* _Dataset extract_:
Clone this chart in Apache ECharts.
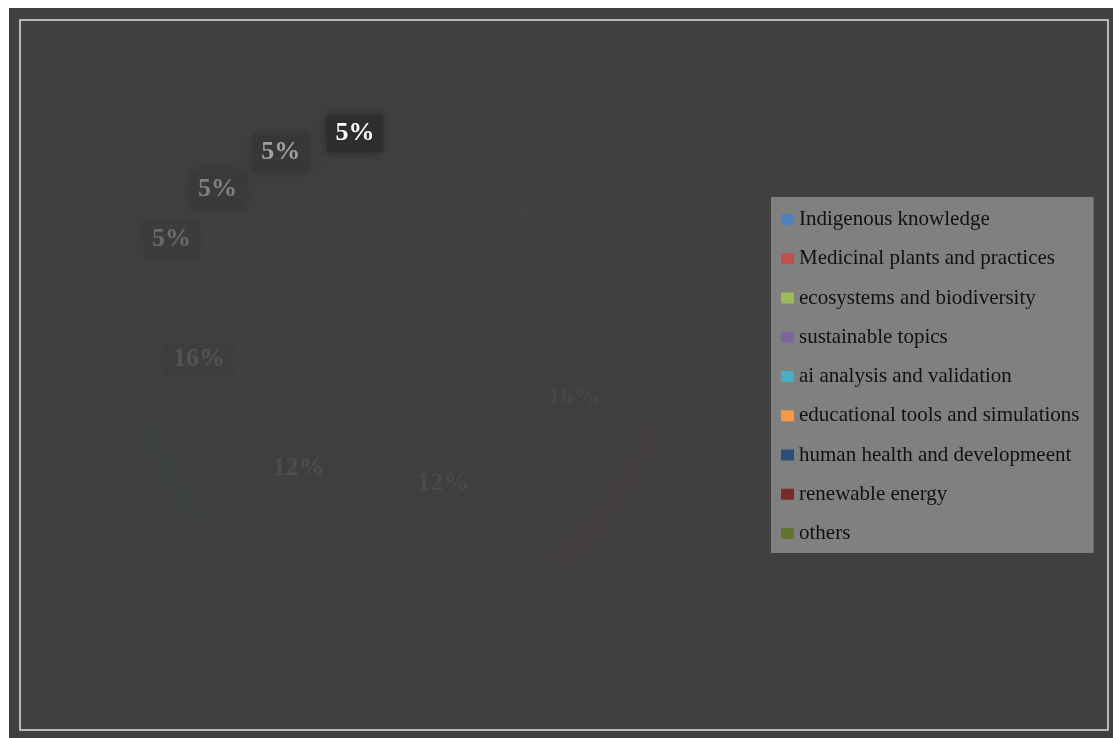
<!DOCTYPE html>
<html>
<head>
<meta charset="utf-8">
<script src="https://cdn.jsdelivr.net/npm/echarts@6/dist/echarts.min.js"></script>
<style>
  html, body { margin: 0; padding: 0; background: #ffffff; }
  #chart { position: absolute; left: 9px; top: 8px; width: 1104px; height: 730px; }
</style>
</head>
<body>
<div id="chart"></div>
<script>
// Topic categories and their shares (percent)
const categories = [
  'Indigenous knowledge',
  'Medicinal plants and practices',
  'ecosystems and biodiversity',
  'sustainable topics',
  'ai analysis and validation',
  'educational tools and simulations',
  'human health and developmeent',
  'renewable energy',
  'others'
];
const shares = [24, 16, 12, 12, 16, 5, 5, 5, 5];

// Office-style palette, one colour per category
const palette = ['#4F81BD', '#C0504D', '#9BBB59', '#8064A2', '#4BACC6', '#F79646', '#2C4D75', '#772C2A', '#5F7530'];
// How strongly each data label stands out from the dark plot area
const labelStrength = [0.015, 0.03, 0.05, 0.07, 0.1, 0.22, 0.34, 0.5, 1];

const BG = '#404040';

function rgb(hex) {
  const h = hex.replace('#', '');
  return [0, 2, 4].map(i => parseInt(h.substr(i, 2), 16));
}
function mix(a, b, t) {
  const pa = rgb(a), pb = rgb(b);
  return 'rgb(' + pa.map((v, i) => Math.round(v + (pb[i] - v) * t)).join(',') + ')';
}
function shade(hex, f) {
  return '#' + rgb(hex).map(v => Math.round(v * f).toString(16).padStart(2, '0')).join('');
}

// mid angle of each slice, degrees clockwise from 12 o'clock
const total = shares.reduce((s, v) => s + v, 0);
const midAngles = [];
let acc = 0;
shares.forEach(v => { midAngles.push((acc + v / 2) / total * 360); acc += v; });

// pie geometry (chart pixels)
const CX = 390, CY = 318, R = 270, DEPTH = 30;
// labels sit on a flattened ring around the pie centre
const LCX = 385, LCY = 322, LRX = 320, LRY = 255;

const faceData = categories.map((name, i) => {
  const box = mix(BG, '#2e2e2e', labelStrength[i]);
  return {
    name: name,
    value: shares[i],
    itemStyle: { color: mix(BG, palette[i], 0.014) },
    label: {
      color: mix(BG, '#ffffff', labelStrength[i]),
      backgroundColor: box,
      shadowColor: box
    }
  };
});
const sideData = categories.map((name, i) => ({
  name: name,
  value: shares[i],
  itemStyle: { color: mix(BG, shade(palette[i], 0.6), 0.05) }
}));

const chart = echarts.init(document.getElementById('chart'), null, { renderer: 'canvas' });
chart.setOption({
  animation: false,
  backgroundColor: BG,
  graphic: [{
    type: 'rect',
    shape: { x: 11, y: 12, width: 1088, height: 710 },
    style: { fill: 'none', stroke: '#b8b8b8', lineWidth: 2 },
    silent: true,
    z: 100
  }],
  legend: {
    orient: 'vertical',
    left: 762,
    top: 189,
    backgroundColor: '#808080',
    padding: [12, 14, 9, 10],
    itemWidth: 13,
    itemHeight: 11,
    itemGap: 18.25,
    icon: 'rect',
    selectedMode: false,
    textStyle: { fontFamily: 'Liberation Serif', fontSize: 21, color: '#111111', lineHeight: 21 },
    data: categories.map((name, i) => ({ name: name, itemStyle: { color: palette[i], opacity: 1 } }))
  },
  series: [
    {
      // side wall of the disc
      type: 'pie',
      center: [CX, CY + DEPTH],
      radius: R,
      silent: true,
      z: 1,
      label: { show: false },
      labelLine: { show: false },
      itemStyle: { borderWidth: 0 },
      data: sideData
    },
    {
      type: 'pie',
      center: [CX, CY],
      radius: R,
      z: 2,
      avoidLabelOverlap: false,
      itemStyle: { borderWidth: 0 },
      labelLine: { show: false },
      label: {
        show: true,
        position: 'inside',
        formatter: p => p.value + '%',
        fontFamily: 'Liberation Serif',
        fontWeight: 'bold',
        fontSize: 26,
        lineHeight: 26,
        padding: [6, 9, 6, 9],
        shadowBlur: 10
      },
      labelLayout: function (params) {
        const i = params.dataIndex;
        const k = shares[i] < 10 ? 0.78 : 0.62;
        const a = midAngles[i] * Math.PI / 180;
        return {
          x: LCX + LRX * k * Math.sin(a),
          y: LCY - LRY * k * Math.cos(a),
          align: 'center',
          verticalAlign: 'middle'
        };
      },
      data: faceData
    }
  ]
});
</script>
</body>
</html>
...
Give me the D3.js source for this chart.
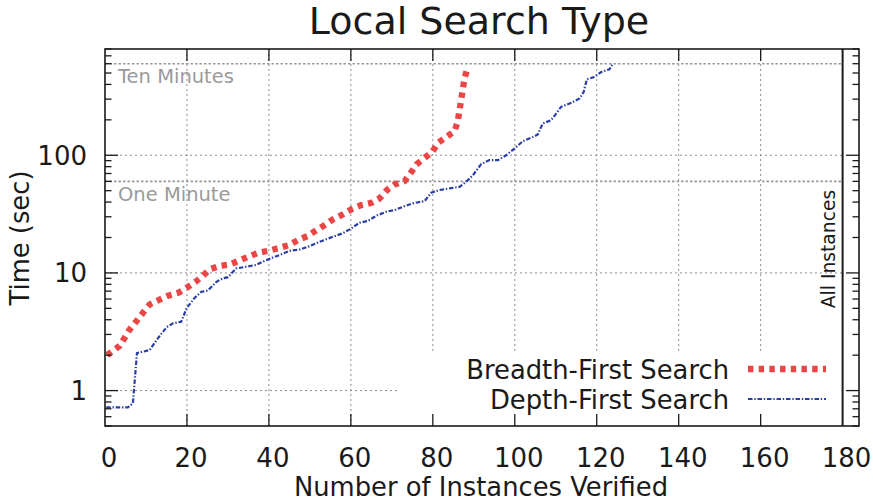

* _Problem statement_:
Find all lines with "this" in them and copy each one.

* _Correct answer_:
Clone this chart in Apache ECharts.
Give me the D3.js source for this chart.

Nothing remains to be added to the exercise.